Since the last time we took a look at the 'Guide to Buying Blu-rays from Overseas' way back in December 2010, the Australian dollar has continued its meteoric rise against the green back, exceeding parity and hovering between $1.05 and $1.09. It's a spectacular situation for Aussie importers and definitely time to hit up the likes of Amazon to revel in releases normally denied to Australian fans.


So let's jump into the latest instalment of this epic series, covering some of the later titles released only to import, but safe from the horrors of region coding.


Taxi Driver




Studio: Sony Pictures
Country of Origin: United States
Region: A, B, C


Director Martin Scorcese has made some landmark films in his time, including some of my personal favourites, such as Casino, The Departed and Goodfellas. However, one film was seminal to the career of the young director and an up and coming actor by the name of Robert de Niro - Taxi Driver.

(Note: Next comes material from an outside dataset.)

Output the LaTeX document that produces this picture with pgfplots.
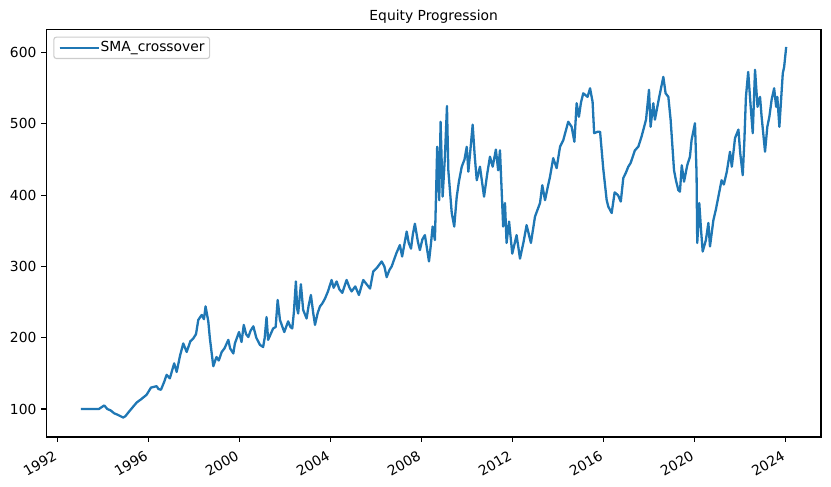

Given an amazing new gritty transfer and some excellent new bonus features including the vintage Scorcese audio commentary recorded for the Criterion collection laserdisc in 1986, Taxi Driver features a veritable treasure trove of priceless features. Sony Pictures have gone all out to treat the film with the utmost care and respect and it filters over every aspect of the Blu-ray, all the way down to the impressive gatefold packaging (with insert lobby cards). Pure class.


Mortal Kombat




Studio: Warner Home Entertainment
Country of Origin: United States
Region: A, B, C


Video game adaptations have a pretty ordinary name for themselves, but it's hard to recall that back when this film was released in 1995, the first adaptation Super Mario Bros was barely two years old.

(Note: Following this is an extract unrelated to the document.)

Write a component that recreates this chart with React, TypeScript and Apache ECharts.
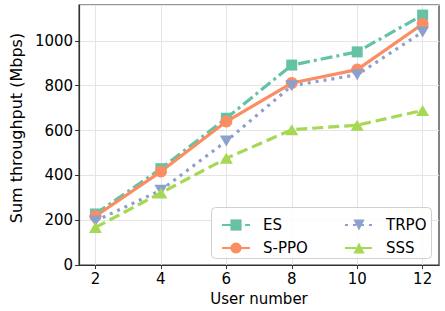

16 years on, the Mortal Kombat video game franchise is as strong as ever, with new releases on the Xbox and PlayStation consoles that take the series back to its roots (although not if you live in Australia where they're banned!) - The film itself has aged immensely. Some of the visual effects are laughably bad. The acting and script are still as terrible as they always were.


But there is still something charming about this little film which stands the test of time. Fans will no doubt find themselves jumping along with the film when the opening credits begin and the now eponymous Mortal Kombat theme - 'Techno Syndrome' by The Immortals begins.